Rows from a dataset of charts and code:

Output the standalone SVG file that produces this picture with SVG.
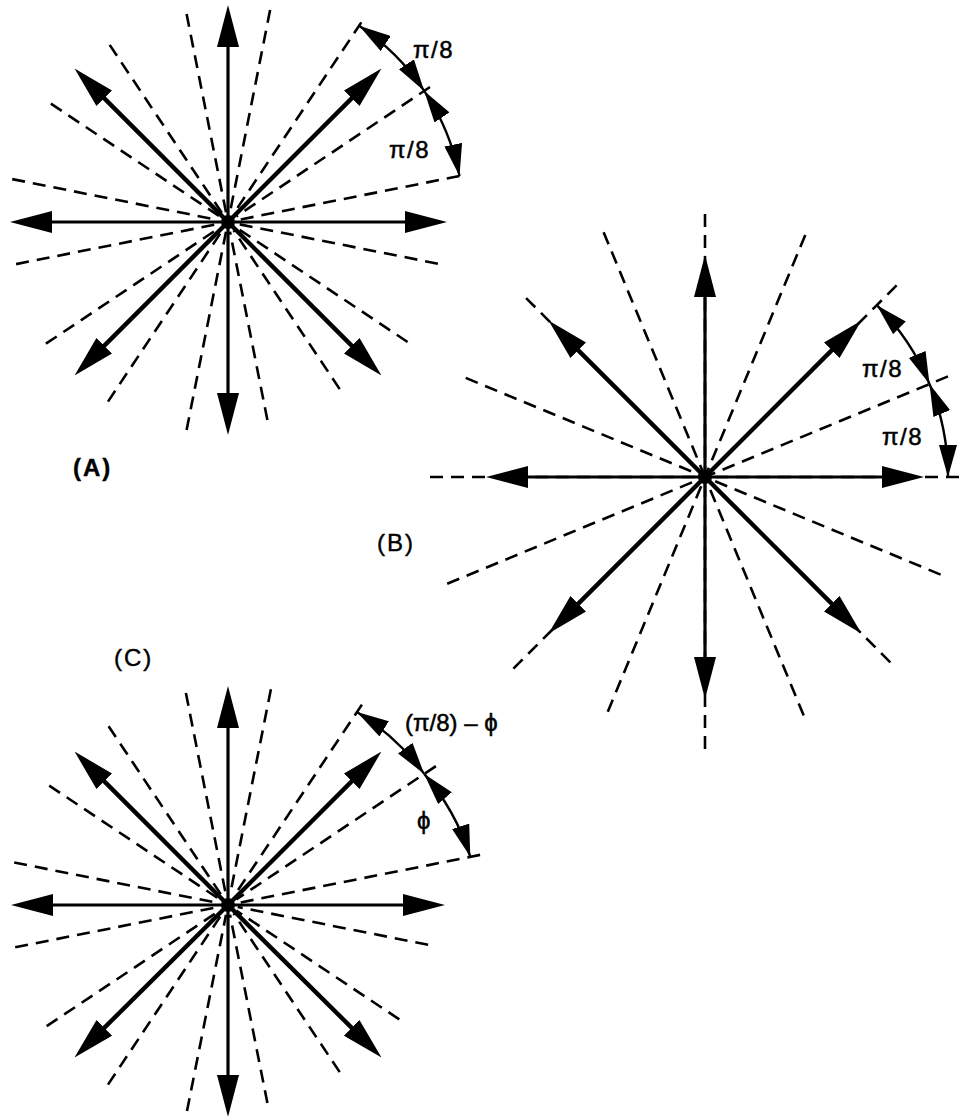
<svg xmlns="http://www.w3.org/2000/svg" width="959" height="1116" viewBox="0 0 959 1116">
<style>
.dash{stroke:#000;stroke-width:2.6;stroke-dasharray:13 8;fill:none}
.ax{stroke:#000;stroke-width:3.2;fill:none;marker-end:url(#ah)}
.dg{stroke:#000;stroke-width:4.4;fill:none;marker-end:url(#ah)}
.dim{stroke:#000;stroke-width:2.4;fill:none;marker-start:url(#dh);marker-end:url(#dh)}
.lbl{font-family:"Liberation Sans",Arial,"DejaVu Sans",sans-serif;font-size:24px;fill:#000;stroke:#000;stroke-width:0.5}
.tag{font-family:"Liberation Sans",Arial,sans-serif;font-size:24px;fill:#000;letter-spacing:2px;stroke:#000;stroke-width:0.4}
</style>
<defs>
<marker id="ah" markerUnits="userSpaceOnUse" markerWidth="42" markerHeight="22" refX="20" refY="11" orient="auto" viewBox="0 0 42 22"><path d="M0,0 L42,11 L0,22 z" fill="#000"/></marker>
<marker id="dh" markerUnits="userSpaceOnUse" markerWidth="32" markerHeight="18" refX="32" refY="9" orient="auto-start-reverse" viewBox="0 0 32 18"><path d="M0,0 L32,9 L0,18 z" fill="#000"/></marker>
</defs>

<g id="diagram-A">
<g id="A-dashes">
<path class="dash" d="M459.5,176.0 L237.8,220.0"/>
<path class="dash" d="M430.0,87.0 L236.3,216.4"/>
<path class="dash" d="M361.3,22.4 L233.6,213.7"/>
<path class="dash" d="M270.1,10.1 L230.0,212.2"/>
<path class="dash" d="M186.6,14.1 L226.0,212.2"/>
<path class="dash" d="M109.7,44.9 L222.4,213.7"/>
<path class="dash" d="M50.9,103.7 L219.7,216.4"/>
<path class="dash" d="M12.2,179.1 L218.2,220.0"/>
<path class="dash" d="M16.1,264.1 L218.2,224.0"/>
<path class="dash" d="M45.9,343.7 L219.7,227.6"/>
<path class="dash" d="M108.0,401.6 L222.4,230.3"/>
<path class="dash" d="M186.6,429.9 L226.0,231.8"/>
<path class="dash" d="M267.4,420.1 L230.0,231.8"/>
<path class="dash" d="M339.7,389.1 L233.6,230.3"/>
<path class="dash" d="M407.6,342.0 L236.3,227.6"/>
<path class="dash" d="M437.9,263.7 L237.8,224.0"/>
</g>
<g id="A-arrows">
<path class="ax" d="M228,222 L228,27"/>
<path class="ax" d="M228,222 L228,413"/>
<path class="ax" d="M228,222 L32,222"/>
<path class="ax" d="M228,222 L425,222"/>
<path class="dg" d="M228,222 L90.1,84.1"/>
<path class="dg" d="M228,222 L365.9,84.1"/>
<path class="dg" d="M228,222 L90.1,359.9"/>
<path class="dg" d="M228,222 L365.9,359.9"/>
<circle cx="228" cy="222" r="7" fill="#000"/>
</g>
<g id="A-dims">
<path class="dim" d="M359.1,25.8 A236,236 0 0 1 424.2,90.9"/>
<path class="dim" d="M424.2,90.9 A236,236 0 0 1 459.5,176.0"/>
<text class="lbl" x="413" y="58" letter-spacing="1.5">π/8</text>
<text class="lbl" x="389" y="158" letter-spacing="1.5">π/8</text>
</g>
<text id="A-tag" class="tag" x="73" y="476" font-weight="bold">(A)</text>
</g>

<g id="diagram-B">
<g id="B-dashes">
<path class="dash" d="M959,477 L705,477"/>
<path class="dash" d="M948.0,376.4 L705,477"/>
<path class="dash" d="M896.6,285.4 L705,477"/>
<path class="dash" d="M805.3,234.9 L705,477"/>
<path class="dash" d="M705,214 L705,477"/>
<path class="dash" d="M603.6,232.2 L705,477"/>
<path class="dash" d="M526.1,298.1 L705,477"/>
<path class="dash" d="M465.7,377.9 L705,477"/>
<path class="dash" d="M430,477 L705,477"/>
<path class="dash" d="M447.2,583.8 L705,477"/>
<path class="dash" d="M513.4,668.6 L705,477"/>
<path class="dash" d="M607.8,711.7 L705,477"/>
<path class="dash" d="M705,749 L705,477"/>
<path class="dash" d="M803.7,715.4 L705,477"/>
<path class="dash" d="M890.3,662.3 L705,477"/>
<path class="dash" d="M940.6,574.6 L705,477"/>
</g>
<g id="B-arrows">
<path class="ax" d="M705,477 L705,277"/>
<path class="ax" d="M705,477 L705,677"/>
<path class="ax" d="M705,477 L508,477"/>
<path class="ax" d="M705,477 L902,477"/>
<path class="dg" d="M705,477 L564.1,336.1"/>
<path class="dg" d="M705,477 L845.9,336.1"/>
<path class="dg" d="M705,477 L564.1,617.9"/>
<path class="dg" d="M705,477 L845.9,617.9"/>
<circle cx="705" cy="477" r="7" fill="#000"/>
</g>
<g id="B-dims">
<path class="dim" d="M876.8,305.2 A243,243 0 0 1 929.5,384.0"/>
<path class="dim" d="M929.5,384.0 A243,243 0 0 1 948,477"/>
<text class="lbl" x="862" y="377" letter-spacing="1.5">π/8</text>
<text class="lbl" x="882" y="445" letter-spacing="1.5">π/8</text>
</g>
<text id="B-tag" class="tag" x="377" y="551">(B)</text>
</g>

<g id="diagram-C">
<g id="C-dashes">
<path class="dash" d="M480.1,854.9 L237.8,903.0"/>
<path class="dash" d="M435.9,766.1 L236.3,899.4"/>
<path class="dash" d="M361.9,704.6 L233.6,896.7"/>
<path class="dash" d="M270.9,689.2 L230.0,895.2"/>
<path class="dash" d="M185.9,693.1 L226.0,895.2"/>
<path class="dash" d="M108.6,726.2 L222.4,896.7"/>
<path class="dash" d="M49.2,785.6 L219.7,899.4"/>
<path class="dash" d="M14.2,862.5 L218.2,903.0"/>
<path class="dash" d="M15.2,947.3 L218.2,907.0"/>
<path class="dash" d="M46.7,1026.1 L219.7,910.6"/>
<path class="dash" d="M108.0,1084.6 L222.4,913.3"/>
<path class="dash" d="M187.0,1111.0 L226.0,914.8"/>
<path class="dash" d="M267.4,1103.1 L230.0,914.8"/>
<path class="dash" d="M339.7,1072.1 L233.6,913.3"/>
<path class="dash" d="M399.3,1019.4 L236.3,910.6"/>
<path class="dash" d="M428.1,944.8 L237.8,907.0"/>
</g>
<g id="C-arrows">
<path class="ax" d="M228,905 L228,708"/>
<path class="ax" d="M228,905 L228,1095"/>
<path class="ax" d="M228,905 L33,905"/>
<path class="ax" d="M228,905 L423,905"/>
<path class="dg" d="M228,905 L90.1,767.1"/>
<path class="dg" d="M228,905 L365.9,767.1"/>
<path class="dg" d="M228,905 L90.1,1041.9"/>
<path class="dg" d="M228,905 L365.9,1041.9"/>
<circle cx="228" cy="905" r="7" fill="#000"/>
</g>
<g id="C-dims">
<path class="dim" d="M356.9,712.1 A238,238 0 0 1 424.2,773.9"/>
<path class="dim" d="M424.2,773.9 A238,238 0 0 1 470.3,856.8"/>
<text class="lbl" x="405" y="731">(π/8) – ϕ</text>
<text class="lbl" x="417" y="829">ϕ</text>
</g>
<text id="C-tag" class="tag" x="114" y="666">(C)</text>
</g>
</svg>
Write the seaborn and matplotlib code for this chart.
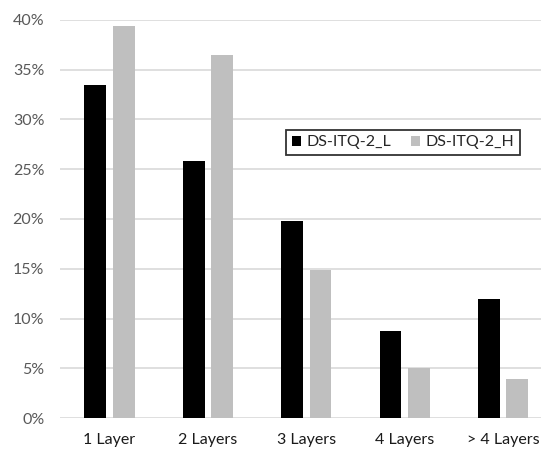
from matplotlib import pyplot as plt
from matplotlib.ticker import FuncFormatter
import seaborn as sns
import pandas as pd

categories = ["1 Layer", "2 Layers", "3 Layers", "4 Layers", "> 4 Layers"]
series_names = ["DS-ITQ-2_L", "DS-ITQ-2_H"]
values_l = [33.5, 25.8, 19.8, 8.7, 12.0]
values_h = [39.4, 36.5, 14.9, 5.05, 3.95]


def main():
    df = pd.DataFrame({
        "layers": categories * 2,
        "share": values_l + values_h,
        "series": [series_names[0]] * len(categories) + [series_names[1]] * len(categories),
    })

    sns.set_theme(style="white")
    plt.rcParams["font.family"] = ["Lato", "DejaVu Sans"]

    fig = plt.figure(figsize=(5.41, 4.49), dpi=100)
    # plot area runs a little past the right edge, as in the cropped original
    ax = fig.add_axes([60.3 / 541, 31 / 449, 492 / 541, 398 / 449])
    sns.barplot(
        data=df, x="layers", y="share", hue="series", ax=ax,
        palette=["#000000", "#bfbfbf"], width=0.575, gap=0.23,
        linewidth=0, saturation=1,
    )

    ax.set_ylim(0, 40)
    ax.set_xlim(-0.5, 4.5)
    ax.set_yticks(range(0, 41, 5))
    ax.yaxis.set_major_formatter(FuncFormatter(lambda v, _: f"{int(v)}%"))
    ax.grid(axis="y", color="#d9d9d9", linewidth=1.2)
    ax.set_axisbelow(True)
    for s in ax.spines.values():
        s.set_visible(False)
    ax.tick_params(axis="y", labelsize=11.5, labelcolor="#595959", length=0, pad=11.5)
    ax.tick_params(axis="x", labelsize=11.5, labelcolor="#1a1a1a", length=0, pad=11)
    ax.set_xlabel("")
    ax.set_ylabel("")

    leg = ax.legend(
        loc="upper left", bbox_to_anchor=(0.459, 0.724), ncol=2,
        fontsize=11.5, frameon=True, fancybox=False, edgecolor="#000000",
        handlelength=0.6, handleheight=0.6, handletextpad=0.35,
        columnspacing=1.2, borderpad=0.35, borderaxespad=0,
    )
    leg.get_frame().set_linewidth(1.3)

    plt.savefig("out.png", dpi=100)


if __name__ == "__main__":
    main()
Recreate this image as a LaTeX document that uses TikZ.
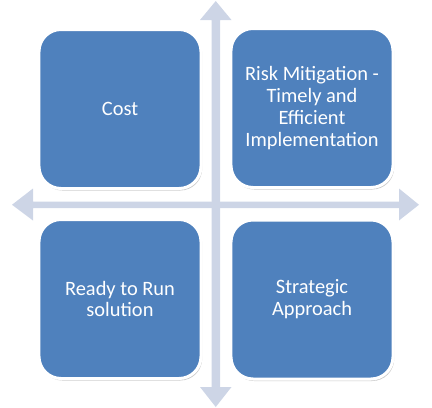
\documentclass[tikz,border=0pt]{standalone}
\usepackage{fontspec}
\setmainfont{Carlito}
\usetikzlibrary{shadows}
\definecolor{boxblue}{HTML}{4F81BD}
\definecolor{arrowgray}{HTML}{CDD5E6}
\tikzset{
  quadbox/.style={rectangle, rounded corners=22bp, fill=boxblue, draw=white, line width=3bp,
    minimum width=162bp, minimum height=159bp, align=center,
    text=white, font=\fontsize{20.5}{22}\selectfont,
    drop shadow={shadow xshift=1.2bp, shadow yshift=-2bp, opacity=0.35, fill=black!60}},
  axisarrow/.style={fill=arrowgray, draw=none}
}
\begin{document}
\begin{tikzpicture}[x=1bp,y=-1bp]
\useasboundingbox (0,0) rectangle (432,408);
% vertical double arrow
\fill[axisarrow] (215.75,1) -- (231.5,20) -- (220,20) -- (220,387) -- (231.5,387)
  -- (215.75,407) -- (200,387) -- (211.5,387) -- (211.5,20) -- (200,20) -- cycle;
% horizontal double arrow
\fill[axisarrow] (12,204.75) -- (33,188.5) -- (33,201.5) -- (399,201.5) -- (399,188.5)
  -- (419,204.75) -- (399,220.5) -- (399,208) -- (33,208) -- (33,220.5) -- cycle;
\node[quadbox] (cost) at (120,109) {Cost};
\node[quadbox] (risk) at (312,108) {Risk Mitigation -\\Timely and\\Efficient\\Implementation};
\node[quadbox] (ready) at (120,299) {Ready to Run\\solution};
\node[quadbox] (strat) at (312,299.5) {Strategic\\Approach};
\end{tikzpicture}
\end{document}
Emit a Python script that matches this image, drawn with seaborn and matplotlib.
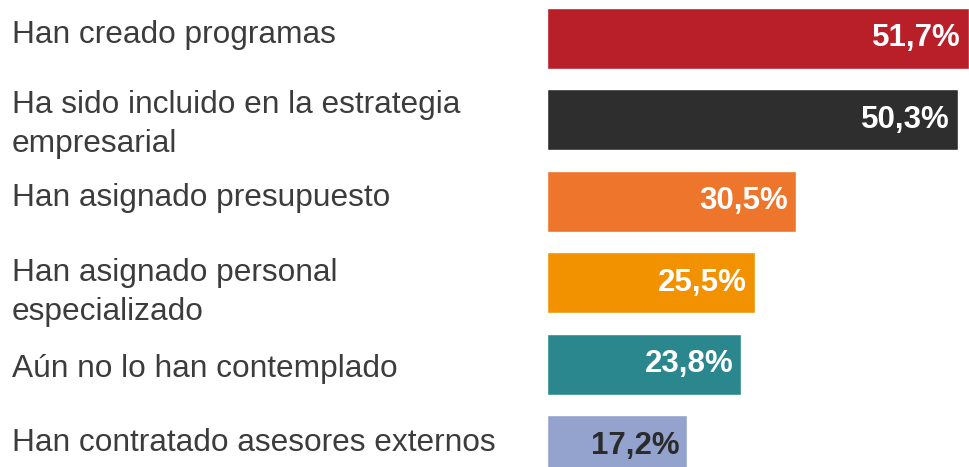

Instructions for the task
Skip the pictures. Please copy exactly the lines from the one with "Recreate this image" through the final line of the material above, both ends included.

Response to the exercise
Recreate this image as a LaTeX document that uses TikZ.
\documentclass[tikz,border=0pt]{standalone}
\usepackage{fontspec}
\setmainfont{Carlito}
\usetikzlibrary{shadows}
\definecolor{boxblue}{HTML}{4F81BD}
\definecolor{arrowgray}{HTML}{CDD5E6}
\tikzset{
  quadbox/.style={rectangle, rounded corners=22bp, fill=boxblue, draw=white, line width=3bp,
    minimum width=162bp, minimum height=159bp, align=center,
    text=white, font=\fontsize{20.5}{22}\selectfont,
    drop shadow={shadow xshift=1.2bp, shadow yshift=-2bp, opacity=0.35, fill=black!60}},
  axisarrow/.style={fill=arrowgray, draw=none}
}
\begin{document}
\begin{tikzpicture}[x=1bp,y=-1bp]
\useasboundingbox (0,0) rectangle (432,408);
% vertical double arrow
\fill[axisarrow] (215.75,1) -- (231.5,20) -- (220,20) -- (220,387) -- (231.5,387)
  -- (215.75,407) -- (200,387) -- (211.5,387) -- (211.5,20) -- (200,20) -- cycle;
% horizontal double arrow
\fill[axisarrow] (12,204.75) -- (33,188.5) -- (33,201.5) -- (399,201.5) -- (399,188.5)
  -- (419,204.75) -- (399,220.5) -- (399,208) -- (33,208) -- (33,220.5) -- cycle;
\node[quadbox] (cost) at (120,109) {Cost};
\node[quadbox] (risk) at (312,108) {Risk Mitigation -\\Timely and\\Efficient\\Implementation};
\node[quadbox] (ready) at (120,299) {Ready to Run\\solution};
\node[quadbox] (strat) at (312,299.5) {Strategic\\Approach};
\end{tikzpicture}
\end{document}
Emit a Python script that matches this image, drawn with seaborn and matplotlib.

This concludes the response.